▸ **SET TASK**: Skip any picture you find and retype all the remaining lines exactly.

== DATA

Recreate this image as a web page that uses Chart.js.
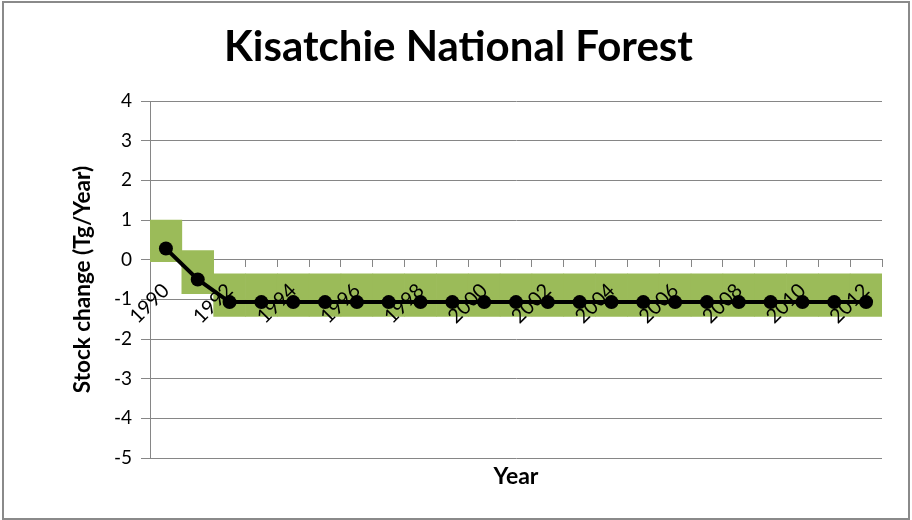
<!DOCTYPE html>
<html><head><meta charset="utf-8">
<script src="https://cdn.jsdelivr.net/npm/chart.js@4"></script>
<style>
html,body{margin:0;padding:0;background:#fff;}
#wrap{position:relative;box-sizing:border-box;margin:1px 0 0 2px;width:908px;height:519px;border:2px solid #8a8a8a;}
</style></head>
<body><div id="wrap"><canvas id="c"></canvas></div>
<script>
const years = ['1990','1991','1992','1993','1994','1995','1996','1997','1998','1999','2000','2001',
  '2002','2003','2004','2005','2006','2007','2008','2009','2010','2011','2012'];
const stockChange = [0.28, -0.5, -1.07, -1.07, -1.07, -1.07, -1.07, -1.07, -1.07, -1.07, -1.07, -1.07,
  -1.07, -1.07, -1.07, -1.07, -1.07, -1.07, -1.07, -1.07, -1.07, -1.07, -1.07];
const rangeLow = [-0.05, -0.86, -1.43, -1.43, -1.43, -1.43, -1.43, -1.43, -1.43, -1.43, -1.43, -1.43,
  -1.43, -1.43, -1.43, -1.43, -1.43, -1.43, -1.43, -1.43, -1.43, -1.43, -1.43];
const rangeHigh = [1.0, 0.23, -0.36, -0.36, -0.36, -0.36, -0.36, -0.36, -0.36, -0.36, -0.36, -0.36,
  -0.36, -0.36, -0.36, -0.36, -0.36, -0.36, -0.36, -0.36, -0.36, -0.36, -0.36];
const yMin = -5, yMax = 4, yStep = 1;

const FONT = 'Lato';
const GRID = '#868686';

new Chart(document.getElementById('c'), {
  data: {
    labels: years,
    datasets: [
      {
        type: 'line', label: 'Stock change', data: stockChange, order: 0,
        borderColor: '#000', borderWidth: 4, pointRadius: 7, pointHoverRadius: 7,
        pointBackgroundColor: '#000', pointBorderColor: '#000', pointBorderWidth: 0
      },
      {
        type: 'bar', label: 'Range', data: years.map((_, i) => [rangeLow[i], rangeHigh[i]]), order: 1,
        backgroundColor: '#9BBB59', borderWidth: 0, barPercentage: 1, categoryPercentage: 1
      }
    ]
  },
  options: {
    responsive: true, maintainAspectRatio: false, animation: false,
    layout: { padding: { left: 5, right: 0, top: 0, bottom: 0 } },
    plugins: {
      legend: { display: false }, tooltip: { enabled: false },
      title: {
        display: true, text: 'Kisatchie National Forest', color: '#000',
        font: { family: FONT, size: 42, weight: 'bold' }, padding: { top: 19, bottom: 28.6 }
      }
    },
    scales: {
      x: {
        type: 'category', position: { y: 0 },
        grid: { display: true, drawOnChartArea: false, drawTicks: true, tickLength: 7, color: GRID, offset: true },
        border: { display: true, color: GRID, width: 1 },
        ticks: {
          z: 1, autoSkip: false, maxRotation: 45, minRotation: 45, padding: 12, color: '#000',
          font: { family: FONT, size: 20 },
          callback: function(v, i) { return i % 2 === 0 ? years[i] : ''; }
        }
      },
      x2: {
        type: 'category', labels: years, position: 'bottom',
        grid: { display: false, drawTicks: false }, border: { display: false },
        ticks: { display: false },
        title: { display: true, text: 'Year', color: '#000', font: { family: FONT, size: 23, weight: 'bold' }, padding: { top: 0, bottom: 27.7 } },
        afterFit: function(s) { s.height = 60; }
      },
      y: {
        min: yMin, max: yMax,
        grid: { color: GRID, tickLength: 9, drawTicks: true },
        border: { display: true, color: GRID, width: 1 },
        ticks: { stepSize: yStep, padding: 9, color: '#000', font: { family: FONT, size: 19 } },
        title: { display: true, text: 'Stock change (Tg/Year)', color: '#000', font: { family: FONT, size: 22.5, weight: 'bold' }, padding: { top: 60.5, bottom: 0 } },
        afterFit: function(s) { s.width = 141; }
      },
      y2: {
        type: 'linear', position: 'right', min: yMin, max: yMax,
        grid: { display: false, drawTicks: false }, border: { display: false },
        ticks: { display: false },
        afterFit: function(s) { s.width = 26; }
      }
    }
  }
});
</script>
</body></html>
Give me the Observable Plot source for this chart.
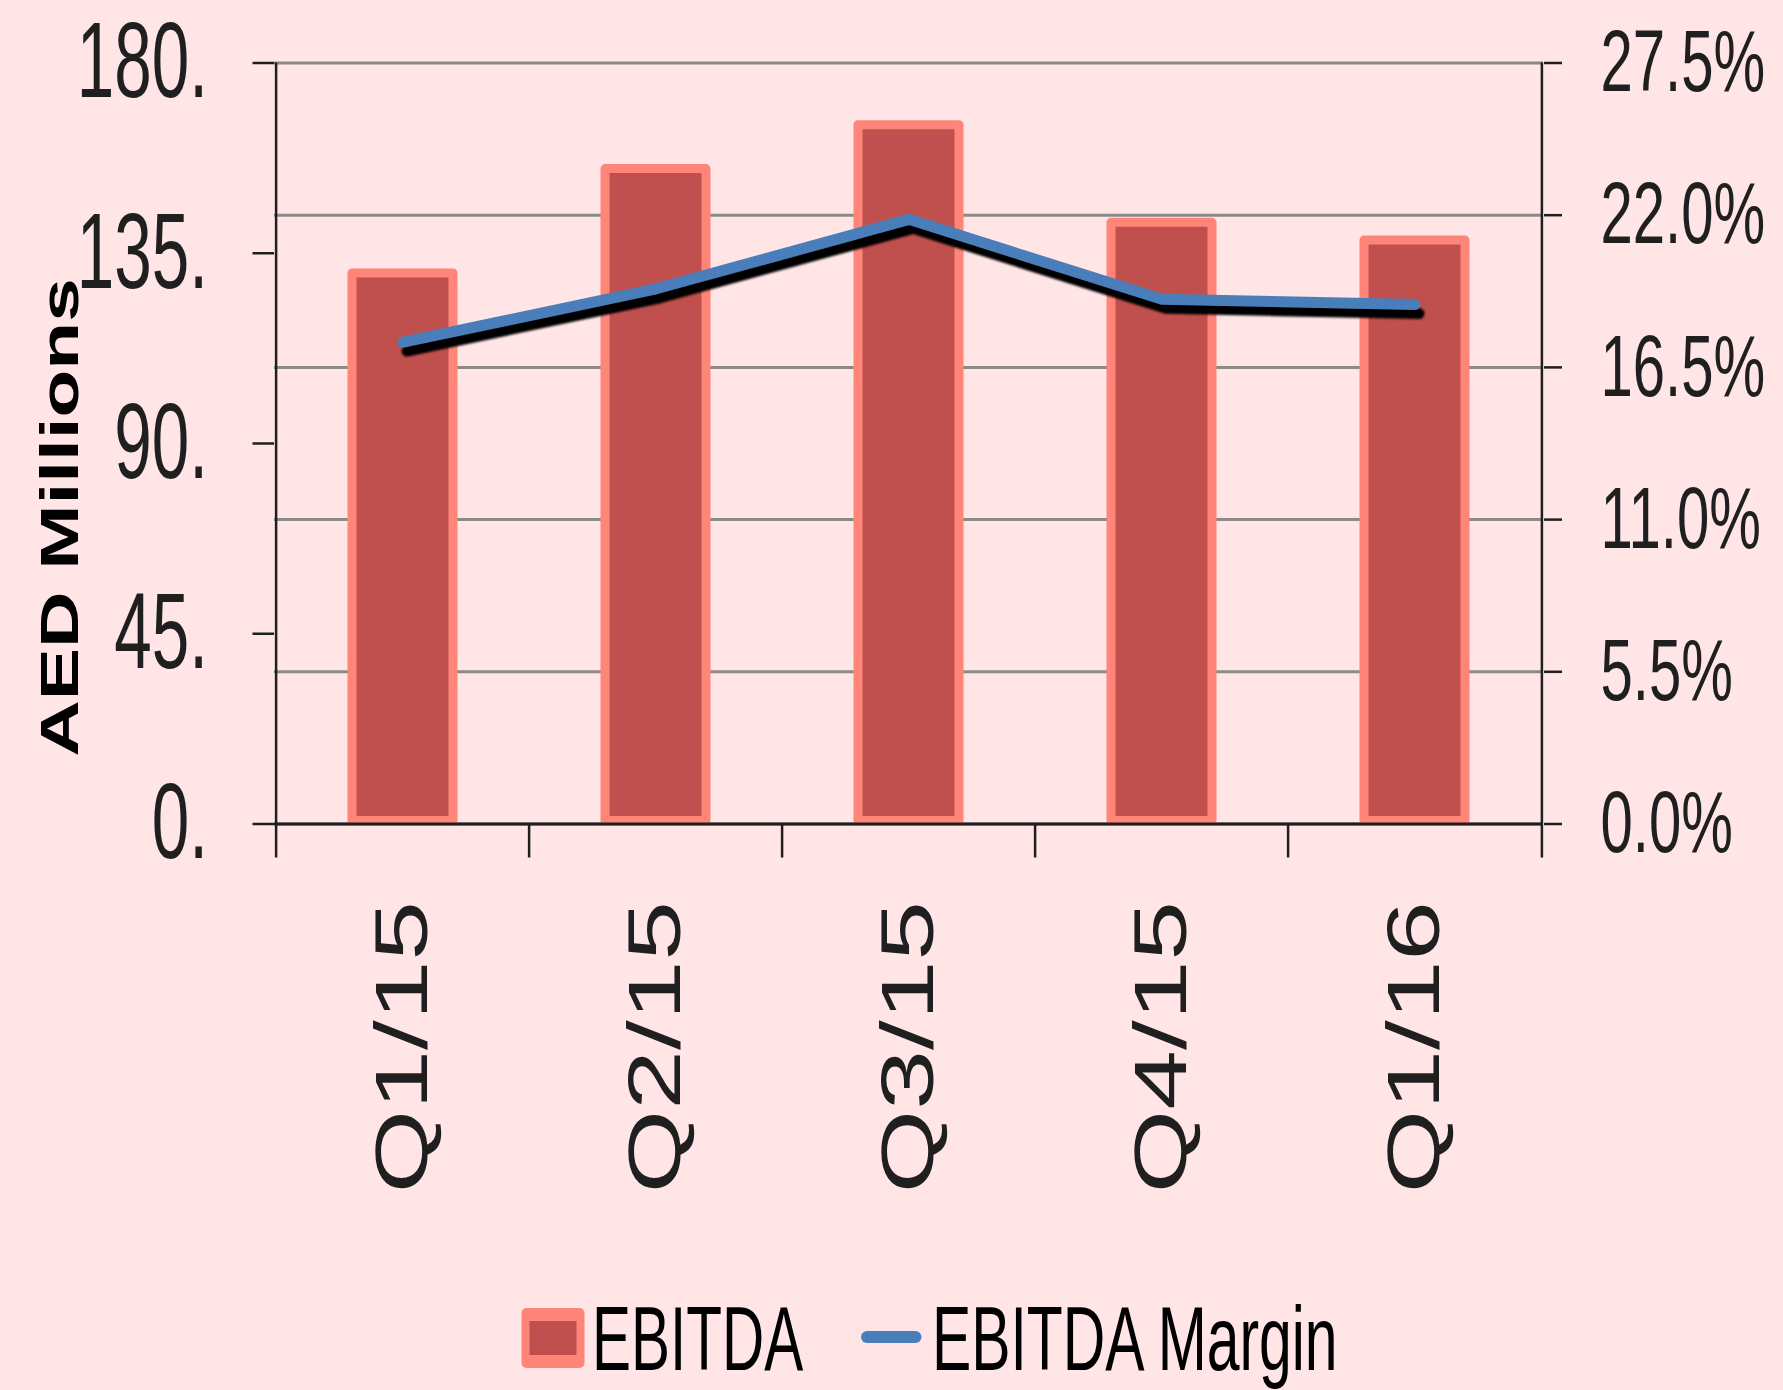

====

▸ **IN RESPONSE**:
Recreate this image as a web page that uses Chart.js.
<!DOCTYPE html>
<html><head><meta charset="utf-8">
<script src="https://cdn.jsdelivr.net/npm/chart.js@4"></script>
<style>
html,body{margin:0;padding:0;background:#fff;}
#wrap{position:relative;box-sizing:border-box;margin:1px 0 0 2px;width:908px;height:519px;border:2px solid #8a8a8a;}
</style></head>
<body><div id="wrap"><canvas id="c"></canvas></div>
<script>
const years = ['1990','1991','1992','1993','1994','1995','1996','1997','1998','1999','2000','2001',
  '2002','2003','2004','2005','2006','2007','2008','2009','2010','2011','2012'];
const stockChange = [0.28, -0.5, -1.07, -1.07, -1.07, -1.07, -1.07, -1.07, -1.07, -1.07, -1.07, -1.07,
  -1.07, -1.07, -1.07, -1.07, -1.07, -1.07, -1.07, -1.07, -1.07, -1.07, -1.07];
const rangeLow = [-0.05, -0.86, -1.43, -1.43, -1.43, -1.43, -1.43, -1.43, -1.43, -1.43, -1.43, -1.43,
  -1.43, -1.43, -1.43, -1.43, -1.43, -1.43, -1.43, -1.43, -1.43, -1.43, -1.43];
const rangeHigh = [1.0, 0.23, -0.36, -0.36, -0.36, -0.36, -0.36, -0.36, -0.36, -0.36, -0.36, -0.36,
  -0.36, -0.36, -0.36, -0.36, -0.36, -0.36, -0.36, -0.36, -0.36, -0.36, -0.36];
const yMin = -5, yMax = 4, yStep = 1;

const FONT = 'Lato';
const GRID = '#868686';

new Chart(document.getElementById('c'), {
  data: {
    labels: years,
    datasets: [
      {
        type: 'line', label: 'Stock change', data: stockChange, order: 0,
        borderColor: '#000', borderWidth: 4, pointRadius: 7, pointHoverRadius: 7,
        pointBackgroundColor: '#000', pointBorderColor: '#000', pointBorderWidth: 0
      },
      {
        type: 'bar', label: 'Range', data: years.map((_, i) => [rangeLow[i], rangeHigh[i]]), order: 1,
        backgroundColor: '#9BBB59', borderWidth: 0, barPercentage: 1, categoryPercentage: 1
      }
    ]
  },
  options: {
    responsive: true, maintainAspectRatio: false, animation: false,
    layout: { padding: { left: 5, right: 0, top: 0, bottom: 0 } },
    plugins: {
      legend: { display: false }, tooltip: { enabled: false },
      title: {
        display: true, text: 'Kisatchie National Forest', color: '#000',
        font: { family: FONT, size: 42, weight: 'bold' }, padding: { top: 19, bottom: 28.6 }
      }
    },
    scales: {
      x: {
        type: 'category', position: { y: 0 },
        grid: { display: true, drawOnChartArea: false, drawTicks: true, tickLength: 7, color: GRID, offset: true },
        border: { display: true, color: GRID, width: 1 },
        ticks: {
          z: 1, autoSkip: false, maxRotation: 45, minRotation: 45, padding: 12, color: '#000',
          font: { family: FONT, size: 20 },
          callback: function(v, i) { return i % 2 === 0 ? years[i] : ''; }
        }
      },
      x2: {
        type: 'category', labels: years, position: 'bottom',
        grid: { display: false, drawTicks: false }, border: { display: false },
        ticks: { display: false },
        title: { display: true, text: 'Year', color: '#000', font: { family: FONT, size: 23, weight: 'bold' }, padding: { top: 0, bottom: 27.7 } },
        afterFit: function(s) { s.height = 60; }
      },
      y: {
        min: yMin, max: yMax,
        grid: { color: GRID, tickLength: 9, drawTicks: true },
        border: { display: true, color: GRID, width: 1 },
        ticks: { stepSize: yStep, padding: 9, color: '#000', font: { family: FONT, size: 19 } },
        title: { display: true, text: 'Stock change (Tg/Year)', color: '#000', font: { family: FONT, size: 22.5, weight: 'bold' }, padding: { top: 60.5, bottom: 0 } },
        afterFit: function(s) { s.width = 141; }
      },
      y2: {
        type: 'linear', position: 'right', min: yMin, max: yMax,
        grid: { display: false, drawTicks: false }, border: { display: false },
        ticks: { display: false },
        afterFit: function(s) { s.width = 26; }
      }
    }
  }
});
</script>
</body></html>
Give me the Observable Plot source for this chart.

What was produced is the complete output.